El primer paso es aceptarlo

Llegué a la reunión y ya todos estaban sentados en círculo. El humo de los cigarrillos encendidos formaba una tenue niebla sobre la única lámpara que iluminaba el salón. Fui el último en llegar. Había un molesto murmullo en el aire y eso me hizo sentir mucho más incómodo de lo que ya estaba. La mía era la única silla abierta que faltaba ser ocupada para completar el círculo. Después de hacer una breve introducción, el coordinador del grupo que seguramente era psicólogo, me invitó a presentarme, a sincerarme conmigo mismo, y a sincerarme con el grupo. Dijo que «aceptar el problema es el paso más importante para superarlo». El silencio se hizo algo molesto y todos me miraban morder mi labio inferior hasta que por fin tomé coraje. —Hola, mi nombre es Pac-Man y soy adicto a las anfetaminas —confesé con un hilo de voz, mirando hacia el piso.

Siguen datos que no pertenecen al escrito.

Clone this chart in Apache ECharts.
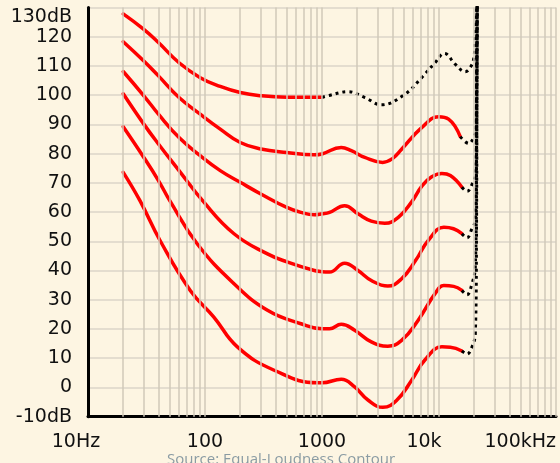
<!DOCTYPE html>
<html>
<head>
<meta charset="utf-8">
<script src="https://cdn.jsdelivr.net/npm/echarts@6.0.0/dist/echarts.min.js"></script>
<style>
  html, body { margin: 0; padding: 0; background: #fdf5e2; overflow: hidden; height: 463px; }
  #chart { width: 560px; height: 463px; }
</style>
</head>
<body>
<div id="chart"></div>
<script>
// equal loudness contours, [Hz, dB]
var phon100 = [[20,127.8],[30,122.5],[40,118],[60,111.1],[91,106],[135,103],[200,100.9],[300,99.8],[500,99.3],[1000,99.3]]
var phon100Tail = [[1000,99.3],[1120,99.8],[1670,101.2],[2320,99.2],[3220,96.7],[5100,100.3],[7110,106],[9250,111.1],[11140,114.3],[13750,110.6],[16750,108],[18500,109.5],[19800,112.5],[20500,121],[21100,131]]

var phon80 = [[20,118.3],[30,111.7],[40,106.6],[60,99.2],[91,93.5],[135,88.4],[200,83.8],[300,81.6],[500,80.4],[860,79.6],[1000,79.9],[1460,82.1],[1780,81],[2320,78.7],[3300,77],[4000,78.3],[4790,81.5],[7110,88.9],[9900,92.6],[12070,91.8],[15200,85.8]]
var phon80Tail = [[15200,85.8],[17950,83.5],[19800,85.6],[20700,89],[21000,110],[21200,135]]

var phon60 = [[20,108.1],[30,99.8],[40,93.5],[60,85.5],[91,79.3],[135,74.2],[200,70.2],[300,66.2],[500,61.6],[660,59.9],[860,59.1],[1000,59.4],[1160,59.9],[1560,62.2],[2030,59.4],[2640,56.9],[3440,56.2],[4490,58.2],[5840,63.5],[7110,68.8],[8600,72],[10580,73.2],[12500,72.5],[15700,68.5]]
var phon60Tail = [[15700,68.5],[17400,67.1],[19150,69.5],[20440,73],[20900,100],[21200,135]]

var phon40 = [[20,100.5],[30,90.1],[40,83.3],[60,74.2],[95,64],[177,52.6],[342,45.7],[509,42.9],[860,40],[1000,39.6],[1160,39.5],[1560,42.5],[2030,40],[2640,36.6],[3650,34.7],[4790,37.2],[6300,43.4],[8100,50.3],[11000,54.8],[13300,54.3],[15700,52.6]]
var phon40Tail = [[15700,52.6],[17350,51.2],[19150,54.4],[20440,57.1],[20900,80],[21200,135]]

var phon20 = [[20,89.2],[30,78.7],[40,70.8],[50,63.9],[86,49.1],[177,35.5],[342,26.4],[661,21.8],[1000,20.1],[1160,20.1],[1460,21.6],[1900,19.6],[2640,15.6],[3650,14.1],[4790,16.1],[6640,23],[9250,32.1],[11000,34.9],[13340,34.6],[15700,33.2]]
var phon20Tail = [[15700,33.2],[17350,31.7],[19150,35.5],[20440,41.2],[20900,70],[21200,135]]

var phon0 = [[20,73.6],[27.8,63.9],[41.4,50.2],[74.8,33.2],[119,24.1],[189,13.9],[390,5.9],[920,1.6],[1000,1.6],[1460,2.8],[1900,0.2],[2470,-4.3],[3320,-6.8],[4370,-4.3],[5840,2.5],[7540,9.3],[10580,13.9],[12500,13.8],[15700,12.5]]
var phon0Tail = [[15700,12.5],[17350,11.4],[19150,13.9],[20440,18.4],[20900,50],[21200,135]]

var redCurves = [phon100, phon80, phon60, phon40, phon20, phon0]
var tails = [phon100Tail, phon80Tail, phon60Tail, phon40Tail, phon20Tail, phon0Tail]

var xLabels = {10: '10Hz', 100: '100', 1000: '1000', 10000: '10k', 100000: '100kHz'}

// vertical log grid lines 20..90, 200..900 etc
var vLines = []
for (var dec = 10; dec < 100000; dec *= 10) {
    for (var m = 2; m <= 10; m++) vLines.push(dec * m)
}

var chart = echarts.init(document.getElementById('chart'))

var series = [{
    type: 'line',
    data: [],
    z: 1,
    silent: true,
    markLine: {
        silent: true,
        symbol: ['none', 'none'],
        label: {show: false},
        lineStyle: {color: '#d0c8b8', width: 1.5, type: 'solid'},
        emphasis: {disabled: true},
        data: vLines.map(function (v) { return {xAxis: v} })
    }
}]
redCurves.forEach(function (d) {
    series.push({
        type: 'line',
        data: d,
        z: 3,
        showSymbol: false,
        smooth: 0.45,
        lineStyle: {color: '#ff0000', width: 3.5, cap: 'round'}
    })
})
tails.forEach(function (d) {
    series.push({
        type: 'line',
        data: d,
        z: 4,
        showSymbol: false,
        smooth: 0.4,
        lineStyle: {color: '#000', width: 3, type: [3, 4]}
    })
})

chart.setOption({
    backgroundColor: '#fdf5e2',
    animation: false,
    grid: {left: 88, right: 4, top: 7.5, bottom: 46.3},
    xAxis: {
        type: 'log',
        logBase: 10,
        min: 10,
        max: 100000,
        axisLine: {show: true, onZero: false, lineStyle: {color: '#000', width: 3}},
        axisTick: {show: false},
        splitLine: {show: false},
        axisLabel: {
            fontFamily: 'DejaVu Sans',
            fontSize: 19,
            color: '#111',
            margin: 16,
            alignMaxLabel: 'right',
            formatter: function (v) {
                var s = xLabels[Math.round(v)] || ''
                if (s === '10Hz') return '{l|' + s + '}'
                if (s === '10k') return '{k|' + s + '}'
                return s
            },
            rich: {
                l: {fontFamily: 'DejaVu Sans', fontSize: 19, color: '#111', padding: [0, 24, 0, 0]},
                k: {fontFamily: 'DejaVu Sans', fontSize: 19, color: '#111', padding: [0, 30, 0, 0]}
            }
        }
    },
    yAxis: {
        type: 'value',
        min: -10,
        max: 130,
        interval: 10,
        axisLine: {show: true, onZero: false, lineStyle: {color: '#000', width: 3}},
        axisTick: {show: false},
        splitLine: {show: true, lineStyle: {color: '#dbd5c9', width: 1.5}},
        axisLabel: {
            fontFamily: 'DejaVu Sans',
            fontSize: 19,
            color: '#111',
            margin: 16,
            verticalAlignMaxLabel: 'top',
            formatter: function (v) {
                if (v === -10 || v === 130) return v + 'dB'
                return v
            }
        }
    },
    graphic: [{
        type: 'text',
        x: 167,
        y: 452,
        style: {text: 'Source: Equal-Loudness Contour', font: '15px "Open Sans"', fill: '#8a9ba3', verticalAlign: 'top'}
    }],
    series: series
})
</script>
</body>
</html>
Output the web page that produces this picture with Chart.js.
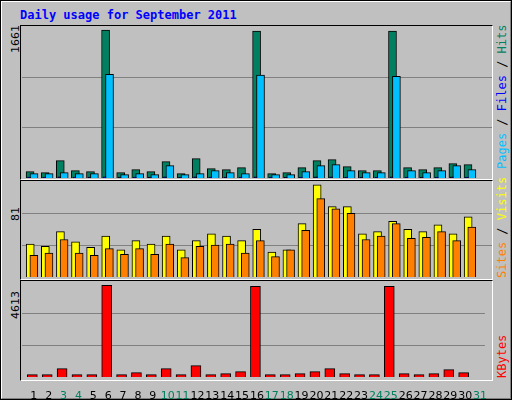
<!DOCTYPE html>
<html><head><meta charset="utf-8">
<script src="https://cdn.jsdelivr.net/npm/chart.js@4"></script>
<style>
body{margin:0;background:#fff}
#wrap{position:relative;width:510px;height:398px;background:#c0c0c0;border:1px solid #000;overflow:hidden}
#inner{position:absolute;left:0;top:0;width:508px;height:396px;border-top:1px solid #fff;border-left:1px solid #fff;border-right:1px solid #808080;border-bottom:1px solid #808080}
.title{position:absolute;left:19px;top:7px;font:bold 12px "DejaVu Sans Mono",monospace;color:#0000ff}
.panel{position:absolute;left:19px;width:471px;border-top:1px solid #000;border-left:1px solid #000;border-right:1px solid #fff;border-bottom:1px solid #fff}
canvas{position:absolute}
.rl{position:absolute;transform-origin:left top;transform:rotate(-90deg);white-space:nowrap;font:12px "DejaVu Sans Mono",monospace}
.ll{position:absolute;transform-origin:left top;transform:rotate(-90deg);white-space:nowrap;font:11px "DejaVu Sans",sans-serif;color:#000}
</style></head>
<body>
<div id="wrap"><div id="inner"></div>
<div class="title">Daily usage for September 2011</div>
<div class="panel" style="top:24px;height:153px"></div>
<div class="panel" style="top:179px;height:98px"></div>
<div class="panel" style="top:279px;height:99px"></div>
<canvas id="c1" style="left:21px;top:26px"></canvas>
<canvas id="c2" style="left:21px;top:181px"></canvas>
<canvas id="c3" style="left:21px;top:281px"></canvas>
<div class="ll" style="left:8px;top:52px">1661</div>
<div class="ll" style="left:8px;top:220px">81</div>
<div class="ll" style="left:8px;top:318px">4613</div>
<div class="rl" style="left:494px;top:168px"><span style="color:#00c0ff">Pages</span> / <span style="color:#0000ff">Files</span> / <span style="color:#008060">Hits</span></div>
<div class="rl" style="left:494px;top:277px"><span style="color:#ff8000">Sites</span> / <span style="color:#ffff00">Visits</span></div>
<div class="rl" style="left:494px;top:377px"><span style="color:#ff0000">KBytes</span></div>
</div>
<script>
const days = Array.from({length: 31}, (_, i) => i + 1);
const weekendDays = [3, 4, 10, 11, 17, 18, 24, 25, 31];
const hits = [71,60,195,83,71,1661,60,94,71,184,49,218,105,94,116,1650,49,60,116,195,207,128,83,83,1650,116,94,116,162,150];
const files = [49,49,60,49,49,1165,38,49,38,139,38,49,83,60,49,1154,38,38,71,139,150,83,60,60,1142,83,60,83,139,94];
const pages = [10,10,12,10,10,14,10,10,10,12,10,12,10,10,10,14,10,10,10,12,12,10,10,10,14,10,10,10,12,10];
const visits = [29,27,40,31,26,36,24,32,29,36,24,32,38,36,32,42,22,24,47,81,62,62,38,40,49,42,40,46,38,53];
const sites = [19,21,33,21,19,25,20,25,20,29,17,27,28,29,21,32,18,24,41,69,60,56,33,36,47,34,35,40,32,44];
const kbytes = [118,118,421,118,118,4613,118,219,118,421,118,572,118,168,269,4562,118,118,168,269,421,168,118,118,4562,168,118,168,370,219];

const W = 470;
function pts(arr, off) { return arr.map((v, i) => ({x: days[i] + off, y: v})); }
// lower order = drawn on top
function ds(arr, off, color, w, order) {
  return {data: pts(arr, off), backgroundColor: color, borderColor: '#000', borderWidth: 1,
    barThickness: w, grouped: false, borderSkipped: 'bottom', order: order};
}
function make(id, h, max, sets, showX) {
  const c = document.getElementById(id);
  c.width = W; c.height = h; c.style.width = W + 'px'; c.style.height = h + 'px';
  return new Chart(c, {
    type: 'bar',
    data: {datasets: sets},
    options: {
      responsive: false, animation: false, devicePixelRatio: 1,
      layout: {padding: 0},
      plugins: {legend: {display: false}, tooltip: {enabled: false}},
      scales: {
        x: {type: 'linear', min: 0.205, max: 31.33, offset: false,
          grid: {display: false}, border: {display: false},
          display: showX,
          afterBuildTicks: s => { s.ticks = days.map(d => ({value: d})); },
          afterFit: s => { if (showX) s.height = 22; },
          ticks: {autoSkip: false, maxRotation: 0, padding: 5, font: {family: 'DejaVu Sans', size: 11},
            color: ctx => weekendDays.includes(ctx.tick.value) ? '#008060' : '#000',
            callback: v => String(v)}},
        y: {min: 0, max: max,
          border: {display: false},
          grid: {color: '#808080', lineWidth: 1, drawTicks: false},
          afterBuildTicks: s => { s.ticks = [{value: max / 3}, {value: max * 2 / 3}]; },
          afterFit: s => { s.width = 0; },
          ticks: {display: false}}
      }
    }
  });
}
make('c1', 151, 1695, [ds(hits, -0.26, '#008060', 8, 2), ds(files, 0, '#00c0ff', 8, 1), ds(pages, -0.33, '#0000c0', 3, 0)], false);
make('c2', 95, 83.6, [ds(visits, -0.25, '#ffff00', 8, 1), ds(sites, -0.01, '#ff8000', 8, 0)], false);
make('c3', 117, 4779, [ds(kbytes, -0.1, '#ff0000', 10, 0)], true);
</script>
</body></html>
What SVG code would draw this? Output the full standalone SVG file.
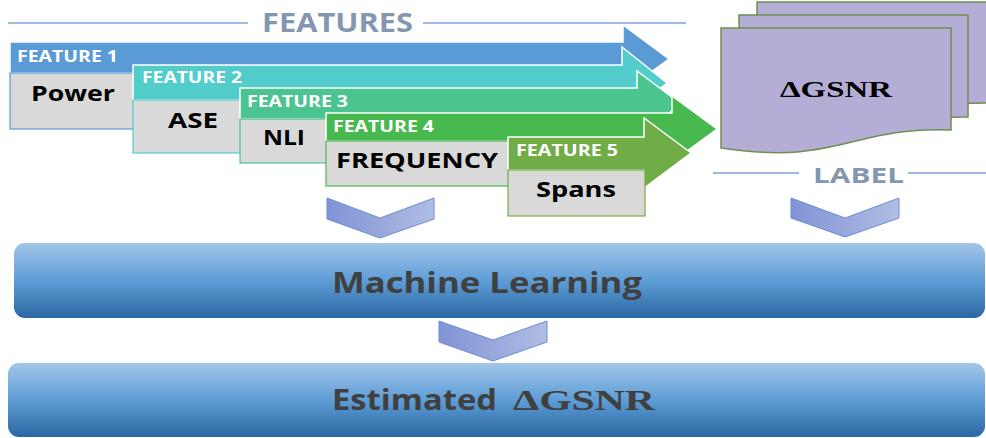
<svg xmlns="http://www.w3.org/2000/svg" width="986" height="438" viewBox="0 0 986 438">
<defs>
<linearGradient id="barGrad" x1="0" y1="0" x2="0" y2="1">
<stop offset="0" stop-color="#A3C6E9"/>
<stop offset="0.5" stop-color="#5E9DD6"/>
<stop offset="1" stop-color="#2B67A3"/>
</linearGradient>
<linearGradient id="chevGrad" x1="0" y1="0" x2="1" y2="0">
<stop offset="0" stop-color="#8193D5"/>
<stop offset="1" stop-color="#B0BDE4"/>
</linearGradient>
</defs>
<style>
.head{font-family:"Open Sans","Liberation Sans",sans-serif;font-weight:700;fill:#8497B0}
.ft{font-family:"Open Sans","Liberation Sans",sans-serif;font-weight:700;font-size:16.5px;fill:#FFFFFF}
.val{font-family:"Open Sans","Liberation Sans",sans-serif;font-weight:700;font-size:22px;fill:#000000}
.arrow{stroke:#FFFFFF;stroke-width:1.5}
.grey{fill:#D9D9D9;stroke-width:1.2}
.doc{fill:#B4AED6;stroke:#6E8F4E;stroke-width:1.5}
.bar{fill:url(#barGrad)}
.bartxt{font-family:"Open Sans","Liberation Sans",sans-serif;font-weight:700;fill:#404040}
.serif{font-family:"Liberation Serif","DejaVu Serif",serif;font-weight:700}
.chev{fill:url(#chevGrad);stroke:#6C8ED2;stroke-width:1}
.rule{stroke:#7FA3D9;stroke-width:1.5;fill:none}
</style>

<g id="features-title">
<line class="rule" x1="8" y1="23" x2="248" y2="23"/>
<text class="head" x="262" y="32" font-size="26" textLength="151" lengthAdjust="spacingAndGlyphs">FEATURES</text>
<line class="rule" x1="423" y1="23" x2="686" y2="23"/>
</g>

<g id="feature1">
<path class="arrow" fill="#5B9BD5" d="M10,42 H623 V25 L669,59 L623,92 V73 H10 Z"/>
<rect class="grey" stroke="#5B9BD5" x="10" y="73" width="135" height="56"/>
<text class="ft" x="17" y="62" textLength="101" lengthAdjust="spacingAndGlyphs">FEATURE 1</text>
<text class="val" x="31" y="101" textLength="84" lengthAdjust="spacingAndGlyphs">Power</text>
</g>

<g id="feature2">
<path class="arrow" fill="#52CDCB" d="M133,65 H622 V47 L667,83 L622,119 V100 H133 Z"/>
<rect class="grey" stroke="#52CDCB" x="133" y="100" width="120" height="53"/>
<text class="ft" x="142" y="83" textLength="100" lengthAdjust="spacingAndGlyphs">FEATURE 2</text>
<text class="val" x="168" y="128" textLength="50" lengthAdjust="spacingAndGlyphs">ASE</text>
</g>

<g id="feature3">
<path class="arrow" fill="#4CC48F" d="M240,88 H637 V71 L681,104 L637,137 V119 H240 Z"/>
<rect class="grey" stroke="#4CC48F" x="240" y="119" width="100" height="44"/>
<text class="ft" x="247" y="107" textLength="101" lengthAdjust="spacingAndGlyphs">FEATURE 3</text>
<text class="val" x="263" y="145" textLength="42" lengthAdjust="spacingAndGlyphs">NLI</text>
</g>

<g id="feature4">
<path class="arrow" fill="#47B94F" d="M326,113 H672 V96 L717,129 L672,162 V141 H326 Z"/>
<rect class="grey" stroke="#47B94F" x="326" y="141" width="190" height="45"/>
<text class="ft" x="333" y="132" textLength="101" lengthAdjust="spacingAndGlyphs">FEATURE 4</text>
<text class="val" x="336" y="168" textLength="162" lengthAdjust="spacingAndGlyphs">FREQUENCY</text>
</g>

<g id="feature5">
<path class="arrow" fill="#70AD47" d="M508,137 H644 V118 L691,153 L644,188 V170 H508 Z"/>
<rect class="grey" stroke="#70AD47" x="508" y="170" width="137" height="46"/>
<text class="ft" x="516" y="156" textLength="102" lengthAdjust="spacingAndGlyphs">FEATURE 5</text>
<text class="val" x="536" y="197" textLength="80" lengthAdjust="spacingAndGlyphs">Spans</text>
</g>

<g id="label-docs">
<path class="doc" d="M757,2 H990 V103 C873,103 873,142 757,119 Z"/>
<path class="doc" d="M739,15 H968 V117 C854,117 854,156 739,134 Z"/>
<path class="doc" d="M721,28 H951 V130 C850,126 840,166 721,148 Z"/>
<text class="serif" x="780" y="97" font-size="23" fill="#000000" textLength="112" lengthAdjust="spacingAndGlyphs">ΔGSNR</text>
</g>

<g id="label-title">
<line class="rule" stroke="#8FAADC" x1="713" y1="173" x2="799" y2="173"/>
<text class="head" x="813" y="183" font-size="22" textLength="91" lengthAdjust="spacingAndGlyphs">LABEL</text>
<line class="rule" stroke="#8FAADC" x1="908" y1="173" x2="990" y2="173"/>
</g>

<g id="connectors">
<polygon class="chev" points="327,198 380,218 434,198 434,219 380,238 327,219"/>
<polygon class="chev" points="791,198 845,218 899,198 899,218 845,237 791,218"/>
<polygon class="chev" points="439,321 493,340 547,321 547,342 493,361 439,342"/>
</g>

<g id="machine-learning">
<rect class="bar" x="14" y="243" width="971" height="75" rx="11" ry="11"/>
<text class="bartxt" x="332" y="293" font-size="29" textLength="310" lengthAdjust="spacingAndGlyphs">Machine Learning</text>
</g>

<g id="estimated">
<rect class="bar" x="8" y="363" width="977" height="74" rx="11" ry="11"/>
<text class="bartxt" y="410" font-size="28"><tspan x="332" textLength="165" lengthAdjust="spacingAndGlyphs">Estimated</tspan><tspan x="513" class="serif" font-size="30" textLength="142" lengthAdjust="spacingAndGlyphs">ΔGSNR</tspan></text>
</g>
</svg>
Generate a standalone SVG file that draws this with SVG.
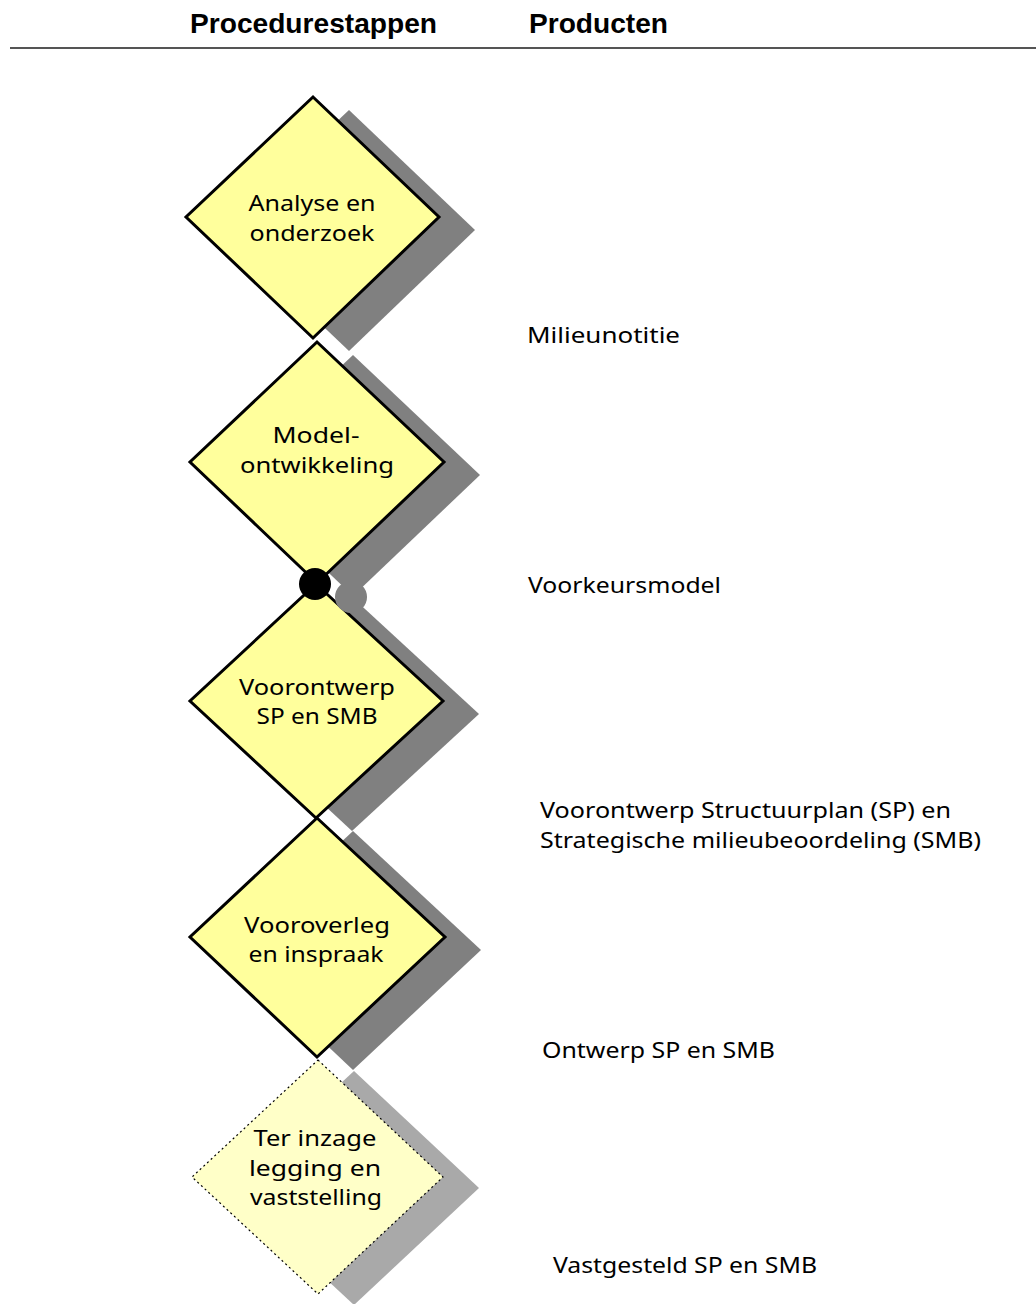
<svg xmlns="http://www.w3.org/2000/svg" width="1036" height="1304" viewBox="0 0 1036 1304">
<style>
.hdr{font-family:"Liberation Sans","Noto Sans",sans-serif;font-weight:bold;font-size:28px;fill:#000}
.lbl{font-family:"Noto Sans","Open Sans",sans-serif;font-size:22px;fill:#000}
.ntx{font-family:"Noto Sans","Open Sans",sans-serif;font-size:22px;fill:#000;text-anchor:middle}
.shd{fill:#808080}
.shd2{fill:#a9a9a9}
.dia{fill:#ffff9c;stroke:#000;stroke-width:3;stroke-linejoin:miter}
.dia2{fill:#ffffc8;stroke:#000;stroke-width:1.2;stroke-dasharray:2 3}
</style>
<rect width="1036" height="1304" fill="#fff"/>
<g id="header">
<text class="hdr" x="190" y="33" textLength="247" lengthAdjust="spacingAndGlyphs">Procedurestappen</text>
<text class="hdr" x="529" y="33" textLength="139" lengthAdjust="spacingAndGlyphs">Producten</text>
<line x1="10" y1="48" x2="1036" y2="48" stroke="#555" stroke-width="2"/>
</g>
<g id="node-analyse">
<polygon class="shd" points="349,110 475,230 349,351 222,230"/>
<polygon class="dia" points="313,97 439,217 313,338 186,217"/>
<text class="ntx" x="312" y="211" textLength="127" lengthAdjust="spacingAndGlyphs">Analyse en</text>
<text class="ntx" x="312" y="241" textLength="125" lengthAdjust="spacingAndGlyphs">onderzoek</text>
</g>
<g id="node-model">
<polygon class="shd" points="353,355 480,475 353,596 226,475"/>
<polygon class="dia" points="317,342 444,462 317,583 190,462"/>
<text class="ntx" x="316" y="443" textLength="87" lengthAdjust="spacingAndGlyphs">Model-</text>
<text class="ntx" x="317" y="473" textLength="154" lengthAdjust="spacingAndGlyphs">ontwikkeling</text>
</g>
<g id="node-voorontwerp">
<polygon class="shd" points="352,597 479,714 352,831 226,714"/>
<polygon class="dia" points="316,584 443,701 316,818 190,701"/>
<text class="ntx" x="317" y="695" textLength="156" lengthAdjust="spacingAndGlyphs">Voorontwerp</text>
<text class="ntx" x="317" y="724" textLength="121" lengthAdjust="spacingAndGlyphs">SP en SMB</text>
</g>
<g id="node-vooroverleg">
<polygon class="shd" points="353,831 481,950 353,1070 226,950"/>
<polygon class="dia" points="317,818 445,937 317,1057 190,937"/>
<text class="ntx" x="317" y="933" textLength="146" lengthAdjust="spacingAndGlyphs">Vooroverleg</text>
<text class="ntx" x="316" y="962" textLength="135" lengthAdjust="spacingAndGlyphs">en inspraak</text>
</g>
<g id="node-terinzage">
<polygon class="shd2" points="354,1071 479,1188 354,1305 228,1188"/>
<polygon class="dia2" points="318,1060 443,1177 318,1294 192,1177"/>
<text class="ntx" x="315" y="1146" textLength="123" lengthAdjust="spacingAndGlyphs">Ter inzage</text>
<text class="ntx" x="315" y="1176" textLength="132" lengthAdjust="spacingAndGlyphs">legging en</text>
<text class="ntx" x="316" y="1205" textLength="132" lengthAdjust="spacingAndGlyphs">vaststelling</text>
</g>
<g id="connectors">
<circle cx="351" cy="597" r="16" fill="#808080"/>
<circle cx="315" cy="584" r="16" fill="#000"/>
</g>
<g id="products">
<text class="lbl" x="527" y="343" textLength="153" lengthAdjust="spacingAndGlyphs">Milieunotitie</text>
<text class="lbl" x="528" y="593" textLength="193" lengthAdjust="spacingAndGlyphs">Voorkeursmodel</text>
<text class="lbl" x="540" y="818" textLength="411" lengthAdjust="spacingAndGlyphs">Voorontwerp Structuurplan (SP) en</text>
<text class="lbl" x="540" y="848" textLength="441" lengthAdjust="spacingAndGlyphs">Strategische milieubeoordeling (SMB)</text>
<text class="lbl" x="542" y="1058" textLength="233" lengthAdjust="spacingAndGlyphs">Ontwerp SP en SMB</text>
<text class="lbl" x="553" y="1273" textLength="264" lengthAdjust="spacingAndGlyphs">Vastgesteld SP en SMB</text>
</g>
</svg>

Cuando el cuerpo reacciona

Fue la memoria muscular, calculo, lo que me hizo llegar hasta su casa. Caminaba perdido en mis pensamientos cuando de repente vuelvo a la realidad y me encuentro golpeando su puerta como en los viejos tiempos. Nos habíamos peleado hacía varios meses y por lo visto todavía no había logrado olvidarla, ni a ella ni a la rutina. Mientras andábamos de novio yo salía todos los días del trabajo, pasaba por su casa, almorzábamos y luego volvía a la oficina. Nos peleamos por cansancio, o porque soy un despistado, ciertamente no lo recuerdo. Lo cierto es que abrió la puerta y se sorprendió con mi presencia tanto como yo lo estaba.
—¿Qué hacés acá?
—No tengo idea.
—¿A qué viniste? —insistió.
—La verdad no sé. Creo que mi cuerpo te extraña —especulé. A ella le pareció una mala excusa y cerró la puerta. Mis piernas regresaron solas a la oficina.

El loco Buenavista

Las actitudes del loco siempre fueron arriesgadas e impredecibles. Eso era lo más característico del loco Buenavista, como se lo conocía en el pueblo por hacer cosas que escapaban a la creatividad y osadía del resto. El sobrenombre siempre le antecedió al apellido y como ya habrán notado, suplantó al nombre, el cual nadie conoció a ciencia cierta puesto que sus padres también habían tomado la no tan cariñosa costumbre de usar el apodo. Claro está que el loco Buenavista era un «loco lindo», como suele decirse. Un loco sin ningún tipo de problema mental y con los tornillos bien puestos. Siempre atento sobre lo que hacía y los peligros que corría, y siempre considerado y preocupado por si sus locuras podían llegar a perjudicar a alguien. Tristemente, el hecho de que hable en pasado sobre el loco Buenavista, nos da una pista de hacia dónde lo llevaron sus locuras.